C. Parameterized Kolchin Cohomology Theorem (Theorem 4.2)

A significant independent result is the proof that for a $\Delta$-algebraic group $G$:
$$H^1_\Pi(K, G) \cong H^1_\Delta(K, G)$$
This generalizes Kolchin's classical result (which relates differential cohomology to algebraic cohomology) to the parameterized setting. It implies that the obstruction to triviality of a torsor in the differential setting is entirely captured by the cohomology of the underlying algebraic group over the field of parametric constants.

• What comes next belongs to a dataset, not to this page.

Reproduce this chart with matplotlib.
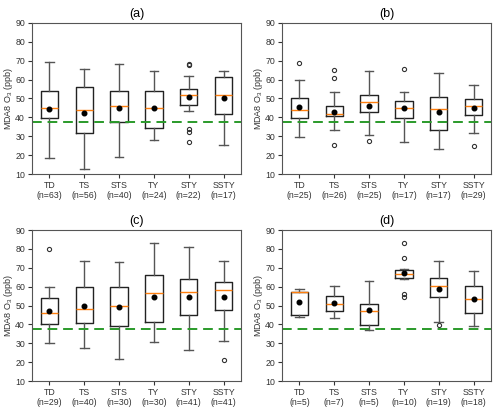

4. Results and Logical Flow

1. Model-Theoretic Generalities: The authors establish that GSNEs correspond to types strongly internal and weakly orthogonal to a definable set $X$. They use the "Torsor Theorem" to associate these extensions with definable torsors.
2. Equivalence of Categories: They prove an equivalence between the category of parameterized D-torsors and the category of $\Pi$-torsors with bounded $\Pi$-type. This bridges the gap between the geometric objects (D-torsors) and the model-theoretic objects (types).
3. Cohomological Analysis: By proving the isomorphism $H^1_\Pi \cong H^1_\Delta$, they show that the "twisting" of the differential equation is controlled by the algebraic structure of the group over the parametric constants.
4. Synthesis: Combining these, they show that while every GSNE comes from a torsor equation, it only comes from a logarithmic equation (on the group itself) if the torsor is trivial. Non-trivial torsors yield GSNEs that cannot be generated by log-equations on the Galois group, explaining the limitations of previous theorems.

5. Significance

• Unification: The paper provides the most general formulation of Differential Galois Theory for strongly normal extensions to date. It unifies the finite-dimensional (Pillay) and infinite-dimensional (León Sánchez) cases under a single geometric framework involving parameterized D-torsors.
• Resolution of Open Questions: It answers the question of whether all GSNEs arise from log-equations (No, only those with trivial torsors) and identifies the precise cohomological obstruction.
• New Tools: The introduction of parameterized D-torsors and the proof of the parameterized Kolchin Cohomology Theorem provide new tools for analyzing differential equations with parameters, which are crucial in applications like mathematical physics and control theory where parameters are ubiquitous.
• Model-Theoretic Depth: The work demonstrates the power of model theory (specifically $DCF_{0,m}$ and definable cohomology) in solving deep structural problems in differential algebra, extending results that were previously limited to algebraically closed constants or finite dimensions.

In summary, the paper establishes that parameterized D-torsors are the fundamental geometric objects governing generalized strongly normal extensions, with logarithmic differential equations representing the special case where the underlying torsor is trivial.